Nature Alberta periodically recognizes the contribution of Alberta’s naturalists through its awards and scholarships as described below.
The Loran L. Goulden Memorial Award is awarded to individuals who have made outstanding contributions to natural history in Alberta. Loran L. Goulden was an example of the important role amateurs can play in the natural sciences. Loran first gained notice when he expressed concerns about conservation of the Suffield area and national parks in Alberta. However, his main natural history focus was to develop his knowledge of birds and ornithology. Loran devoted himself to studying Alberta birds in the field and in publications. In short order, he became so knowledgeable of this topic that he was conducting bird censuses and coordinating others in the study of natural history. He wrote extensively about Alberta birds in natural history periodicals.
In addition, Loran played a leadership role in Nature Alberta, the Edmonton Natural History Club and the Edmonton Bird Club. His enthusiasm and his willingness to share his knowledge through talks and writings motivated fellow naturalists. In 1974 at the age of 27, shortly after taking a job as a professional biologist, Loran Goulden was killed in a plane crash in B.C. His fellow naturalists in Edmonton felt his accomplishments should be recognized and so established the Loran L. Goulden Memorial Award.
Nominations in writing are accepted at any time, but must be received by December 1 for consideration for the following year. Please provide the following information:
Send your nominations to:
Chairman, Award Selection Committee c/o Nature Alberta
There are many “unsung heroes” in naturalist groups: those people who give of themselves in carrying out the duties associated with keeping the group on track, active, organized and able to provide the services that are basic to the Club’s continued existence. Frank and Alice Harper were two such naturalists for the Lethbridge Naturalists Society.
“Both of them served the LNS in many capacities over the years. Alice was newsletter editor from 1981 to 1983, served three times on the Board of Directors and wrote the article on the LNS for Nature Alberta’s twenty-fifth anniversary publication in 1996. Frank was President of the LNS from 1972 to 1974, was a program speaker, audited the books for many years and in 1981 headed a committee to organize Nature Alberta’s fall meeting in Lethbridge.”
In honour of Frank and Alice, and recognizing the vital role that naturalists like them fulfill in all naturalist clubs, Nature Alberta has created the annual Frank and Alice Harper Memorial Award.

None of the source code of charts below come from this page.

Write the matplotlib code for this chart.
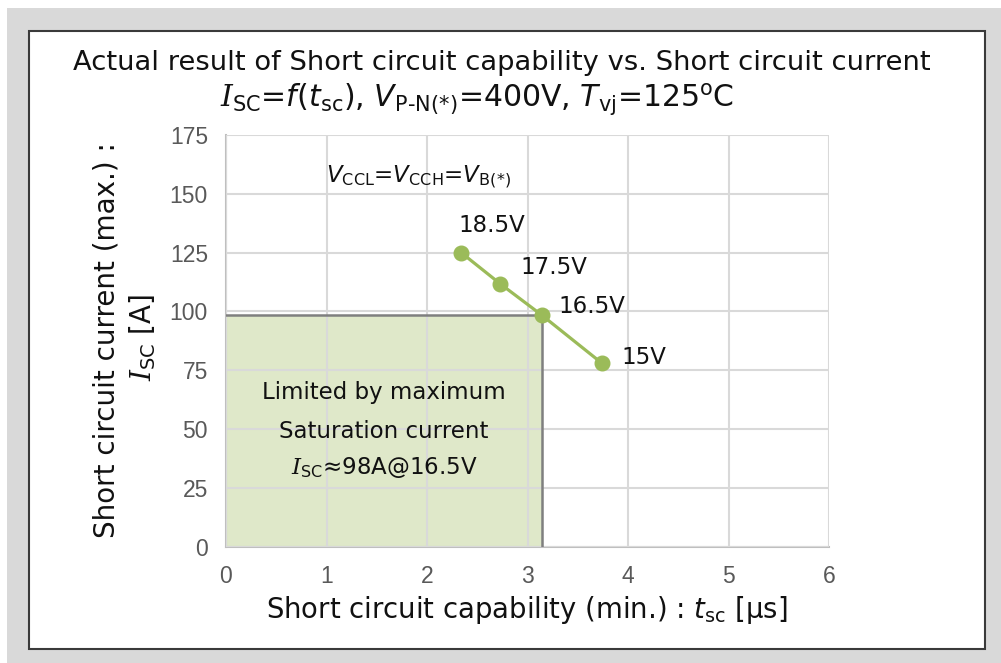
import matplotlib
matplotlib.use("Agg")
import matplotlib.pyplot as plt
from matplotlib.patches import Rectangle

# ---- data ----
t_sc = [2.34, 2.73, 3.14, 3.74]          # short circuit capability [us]
i_sc = [125.0, 111.7, 98.5, 78.0]        # short circuit current [A]
v_labels = ["18.5V", "17.5V", "16.5V", "15V"]
limit_t = 3.14
limit_i = 98.5
x_ticks = [0, 1, 2, 3, 4, 5, 6]
y_ticks = [0, 25, 50, 75, 100, 125, 150, 175]

plt.rcParams['font.family'] = ['DejaVu Sans']
plt.rcParams['mathtext.fontset'] = 'custom'
plt.rcParams['mathtext.rm'] = 'DejaVu Sans'
plt.rcParams['mathtext.it'] = 'DejaVu Serif:italic'
plt.rcParams['mathtext.sf'] = 'DejaVu Sans:italic'

W, H = 1001, 663
fig = plt.figure(figsize=(W / 100, H / 100), dpi=100)
fig.patch.set_facecolor('white')

def px(x, y, w, h):
    return (x / W, 1 - (y + h) / H, w / W, h / H)

# gray background and white framed box
bx = px(7, 8, 994, 655)
fig.patches.append(Rectangle(bx[:2], bx[2], bx[3], transform=fig.transFigure,
                             facecolor='#d9d9d9', edgecolor='none', zorder=-3))
wb = px(29, 31, 956, 618)
fig.patches.append(Rectangle(wb[:2], wb[2], wb[3], transform=fig.transFigure,
                             facecolor='white', edgecolor='#3a3a3a', linewidth=1.5, zorder=-2))

ax = fig.add_axes([226 / W, 1 - 546.7 / H, 603 / W, 411.7 / H])
ax.set_zorder(2)
ax.set_facecolor('none')
ax.set_xlim(0, 6)
ax.set_ylim(0, 175)
ax.set_xticks(x_ticks)
ax.set_yticks(y_ticks)
ax.grid(True, color='#d9d9d9', linewidth=1.5, zorder=2)
ax.set_axisbelow(False)
for s in ['top', 'right']:
    ax.spines[s].set_visible(False)
for s in ['left', 'bottom']:
    ax.spines[s].set_color('#bfbfbf')
    ax.spines[s].set_linewidth(1.5)
ax.tick_params(length=0, pad=13, labelsize=16.5, labelcolor='#595959')
for lab in ax.get_xticklabels() + ax.get_yticklabels():
    lab.set_family('Liberation Sans')

# limited region
ax.add_patch(Rectangle((0, 0), limit_t, limit_i, facecolor='#dfe8c9',
                       edgecolor='none', zorder=1))
ax.plot([0, limit_t, limit_t], [limit_i, limit_i, 0], color='#7f7f7f',
        linewidth=1.8, zorder=3)

# series
ax.plot(t_sc, i_sc, color='#9bbb59', linewidth=2.3, marker='o',
        markersize=10.5, zorder=5, clip_on=False)

offsets = [(-3, 27), (20, 16), (17, 8), (20, 6)]
for x, y, lab, off in zip(t_sc, i_sc, v_labels, offsets):
    ax.annotate(lab, (x, y), xytext=off, textcoords='offset pixels',
                ha='left', va='center', fontsize=16.5, color='#111111', zorder=6)

ax.text(1.0, 157, r'$\mathsf{V}_\mathrm{CCL}$=$\mathsf{V}_\mathrm{CCH}$=$\mathsf{V}_{\text{B(*)}}$',
        ha='left', va='center', fontsize=16.5, color='#111111')

cx = limit_t / 2
ax.text(cx, (546.7 - 393) / 2.352, 'Limited by maximum', ha='center', va='center',
        fontsize=16.5, color='#111111', zorder=6)
ax.text(cx, (546.7 - 432) / 2.352, 'Saturation current', ha='center', va='center',
        fontsize=16.5, color='#111111', zorder=6)
ax.text(cx, (546.7 - 468) / 2.352, r'$\mathit{I}_\mathrm{SC}$≈98A@16.5V', ha='center',
        va='center', fontsize=16.5, color='#111111', zorder=6)

# titles
fig.text(502 / W, 1 - 63 / H, 'Actual result of Short circuit capability vs. Short circuit current',
         ha='center', va='center', fontsize=19.7, color='#111111')
fig.text(477 / W, 1 - 99 / H,
         r'$\mathit{I}_\mathrm{SC}$=$\mathsf{f}$($\mathsf{t}_\mathrm{sc}$), '
         r'$\mathsf{V}_{\text{P-N(*)}}$=400V, $\mathsf{T}_\mathrm{vj}$=125$^\mathrm{o}$C',
         ha='center', va='center', fontsize=21.5, color='#111111')

# axis labels
fig.text(527 / W, 1 - 610 / H, r'Short circuit capability (min.) : $\mathsf{t}_\mathrm{sc}$ [μs]',
         ha='center', va='center', fontsize=19.8, color='#111111')
fig.text(107 / W, 1 - 340 / H, 'Short circuit current (max.) :', rotation=90,
         ha='center', va='center', fontsize=20, color='#111111')
fig.text(143 / W, 1 - 337 / H, r'$\mathit{I}_\mathrm{SC}$ [A]', rotation=90,
         ha='center', va='center', fontsize=20, color='#111111')

fig.savefig('out.png', dpi=100)
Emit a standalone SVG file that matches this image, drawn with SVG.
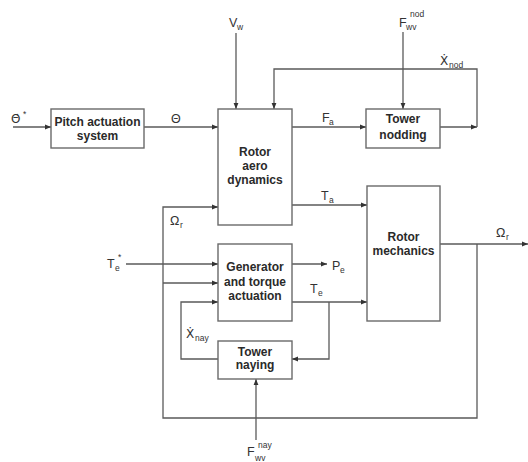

The first Award was presented at the Nature Alberta AGM on April 26 2008. All Nature Alberta clubs are invited to submit nominations for consideration. To be considered, the nominee’s accomplishments must be for a specific Club which is also a member Club of Nature Alberta. The award recognizes long-term volunteer service to a local Nature Alberta Club working towards the betterment, efficiency, administration, operation and/or fulfillment of the Club’s mandate.
Nominations will be accepted any time, but must be received by December 1 for consideration for the following year. Please provide the following information:
Nominations should be sent to the Nature Alberta office
Around the province, there are many Albertans volunteering their time at their local club, with Nature Alberta, or with other initiatives that benefits Alberta’s natural heritage. To recognize some of these contributions, Nature Alberta has created the Volunteer of the Year Award. Recipients are listed below.
2001 – Margo Hervieux, Derek Johnson, Jim Lange, Andrew Slater, Don Stiles
2002 – Don Stiles, Dick and Pat Clayton
2003 – Ruth Klienbub, Harvey Gardner, Petra Rowell
2004 – David Penner, Elaine Gordon, Margaret Glasford
2005 – Brian Parker, Henry Binder
2006 – Lois Burkinshaw, Joan Kerr, Ted Hindmarch, Andy Murphy
2007 – Dick Clayton, John McFaul, Greg Wagner
2008 – Suzanne Visser, Judy Boyd
2009 – Elaine Cathcart, Marilyn Ross, Val Scholefield, June Vermeulen
2010 – Kim Kendall-Knitter
In 1970, six natural history clubs joined together to form the Federation of Alberta Naturalists. Today, this same organization, now known as Nature Alberta serves a membership of over 40 clubs and represents thousands of individuals across the province. These individuals share a passion for natural history.
Natural history is the study of plants or animals, using observational rather than experimental methods.
Alberta is fortunate to have a wide diversity of wildlife and wild spaces. All native plants and animals have a right to co-exist with Albertans, who in turn benefit by having access to a healthy, natural environment. Increasing our understanding of nature will lead to increased enjoyment of it.